Lakeland Industries, Inc. announced on March 28, 2024, the company entered into Amendment No. 4 to Loan Agreement by and between Bank of America, N.A. (the Lender) and the Company (the Fourth Amendment). Capitalized terms used but not defined herein shall have the meanings ascribed to them in the Fourth Amendment.

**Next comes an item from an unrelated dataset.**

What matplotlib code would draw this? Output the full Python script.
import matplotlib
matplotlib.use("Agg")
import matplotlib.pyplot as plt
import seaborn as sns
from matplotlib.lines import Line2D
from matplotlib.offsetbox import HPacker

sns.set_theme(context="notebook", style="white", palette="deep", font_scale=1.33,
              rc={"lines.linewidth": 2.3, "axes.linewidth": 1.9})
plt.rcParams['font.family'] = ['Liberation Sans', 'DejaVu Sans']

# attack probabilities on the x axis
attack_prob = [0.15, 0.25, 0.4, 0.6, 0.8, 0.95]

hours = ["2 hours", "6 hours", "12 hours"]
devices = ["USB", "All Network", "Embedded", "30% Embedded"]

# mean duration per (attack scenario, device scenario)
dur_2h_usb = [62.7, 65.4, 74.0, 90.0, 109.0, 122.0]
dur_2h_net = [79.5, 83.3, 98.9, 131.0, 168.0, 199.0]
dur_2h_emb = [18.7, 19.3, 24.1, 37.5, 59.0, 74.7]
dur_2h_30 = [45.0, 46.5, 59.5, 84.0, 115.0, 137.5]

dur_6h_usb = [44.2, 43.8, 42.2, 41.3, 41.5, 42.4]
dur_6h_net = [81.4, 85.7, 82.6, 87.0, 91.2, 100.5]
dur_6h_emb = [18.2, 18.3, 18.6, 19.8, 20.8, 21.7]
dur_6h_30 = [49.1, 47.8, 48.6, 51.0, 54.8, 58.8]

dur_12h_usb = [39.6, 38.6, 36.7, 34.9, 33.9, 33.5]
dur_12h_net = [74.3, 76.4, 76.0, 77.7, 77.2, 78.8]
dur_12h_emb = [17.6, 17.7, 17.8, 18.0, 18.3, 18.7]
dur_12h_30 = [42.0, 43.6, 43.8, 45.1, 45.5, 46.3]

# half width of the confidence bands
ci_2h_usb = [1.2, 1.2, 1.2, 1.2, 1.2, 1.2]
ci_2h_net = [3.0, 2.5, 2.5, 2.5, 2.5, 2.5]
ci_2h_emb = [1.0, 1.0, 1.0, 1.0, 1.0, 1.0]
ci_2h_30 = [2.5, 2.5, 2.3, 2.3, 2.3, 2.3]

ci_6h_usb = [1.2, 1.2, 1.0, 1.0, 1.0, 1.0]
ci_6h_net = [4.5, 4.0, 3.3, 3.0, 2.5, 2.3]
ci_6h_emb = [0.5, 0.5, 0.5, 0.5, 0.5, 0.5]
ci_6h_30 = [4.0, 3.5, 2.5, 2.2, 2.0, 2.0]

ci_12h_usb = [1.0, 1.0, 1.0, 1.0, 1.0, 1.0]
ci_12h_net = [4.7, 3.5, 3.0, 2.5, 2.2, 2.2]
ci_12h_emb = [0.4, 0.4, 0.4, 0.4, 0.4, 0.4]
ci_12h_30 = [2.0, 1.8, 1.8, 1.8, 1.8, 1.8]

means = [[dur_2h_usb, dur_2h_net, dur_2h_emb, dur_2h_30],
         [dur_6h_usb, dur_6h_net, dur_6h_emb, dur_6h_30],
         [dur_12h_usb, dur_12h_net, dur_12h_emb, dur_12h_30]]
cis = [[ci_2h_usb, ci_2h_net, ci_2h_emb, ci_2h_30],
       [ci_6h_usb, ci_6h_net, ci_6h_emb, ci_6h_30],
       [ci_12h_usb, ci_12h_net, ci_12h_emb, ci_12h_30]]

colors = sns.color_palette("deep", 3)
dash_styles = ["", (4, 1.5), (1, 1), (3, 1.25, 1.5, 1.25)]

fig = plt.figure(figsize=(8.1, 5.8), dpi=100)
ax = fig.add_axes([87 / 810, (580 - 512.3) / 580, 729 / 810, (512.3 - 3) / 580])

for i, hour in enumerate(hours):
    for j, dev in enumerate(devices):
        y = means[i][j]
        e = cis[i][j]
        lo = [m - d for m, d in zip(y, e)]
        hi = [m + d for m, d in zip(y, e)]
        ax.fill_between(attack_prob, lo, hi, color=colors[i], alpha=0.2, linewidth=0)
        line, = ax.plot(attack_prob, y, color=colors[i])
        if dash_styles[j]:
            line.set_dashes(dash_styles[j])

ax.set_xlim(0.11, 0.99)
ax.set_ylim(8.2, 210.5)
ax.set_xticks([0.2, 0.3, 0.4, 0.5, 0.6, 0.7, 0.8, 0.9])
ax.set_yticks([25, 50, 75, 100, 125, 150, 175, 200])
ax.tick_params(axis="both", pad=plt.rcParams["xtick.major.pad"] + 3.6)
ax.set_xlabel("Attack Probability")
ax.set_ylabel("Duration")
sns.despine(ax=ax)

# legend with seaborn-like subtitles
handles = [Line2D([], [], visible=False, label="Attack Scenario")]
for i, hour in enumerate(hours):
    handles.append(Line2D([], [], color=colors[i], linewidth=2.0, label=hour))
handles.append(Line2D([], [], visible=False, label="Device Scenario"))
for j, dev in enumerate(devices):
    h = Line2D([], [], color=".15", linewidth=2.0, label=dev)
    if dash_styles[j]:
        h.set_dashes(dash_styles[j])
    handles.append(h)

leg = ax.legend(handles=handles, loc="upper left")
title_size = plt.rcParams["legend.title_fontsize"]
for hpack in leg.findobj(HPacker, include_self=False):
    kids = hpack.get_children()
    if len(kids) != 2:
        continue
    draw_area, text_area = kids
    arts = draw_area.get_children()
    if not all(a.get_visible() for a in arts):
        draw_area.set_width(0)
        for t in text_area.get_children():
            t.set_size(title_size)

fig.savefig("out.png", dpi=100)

Pursuant to the Fourth Amendment, the Lender and the Company agreed to, among other things, extend the expiration date of the credit facility to March 28, 2029, increase the availability under the revolving credit facility to $40.0 million with an accordion feature providing for the potential funding of an additional $10.0 million, remove the borrowing base component of the credit facility; and modify the interest rate based on Daily SOFR plus the Applicable Rate. The Applicable Rate is based upon a Funded Debt to EBITDA Ratio and includes four different levels constituting a SOFR margin range from 1.25% to 2.00%. In addition, the Fourth Amendment modified the Funded Debt to EBITDA Ratio covenant so as not to exceed 3.5x (with step-downs to 3.25 and 3.0 in 2025 and 2026), modified the Basic Fixed Charge Coverage Ratio covenant to a minimum of 1.20x, includes a springing Asset Coverage Ratio covenant of at least 1.10x, but only to the extent that the maximum Total Leverage Ratio exceeds 3.00x at any reporting period, increases the sublimit for letters of credit to $10.0 million, and imposes a floor to Daily SOFR of 1.00%.

The Fourth Amendment provides for additional indebtedness or the assumption of existing indebtedness for acquisitions of foreign subsidiaries (not to exceed $10.0 million in USD) and increased the size of Permitted Acquisitions, without prior approval from the Lender, to $17.5 million per occurrence and $35.0 million in the aggregate. The Fourth Amendment also provided for the reaffirmation of representations, warranties and covenants under the Loan Agreement as are customary in connection with similar amendments of credit documents.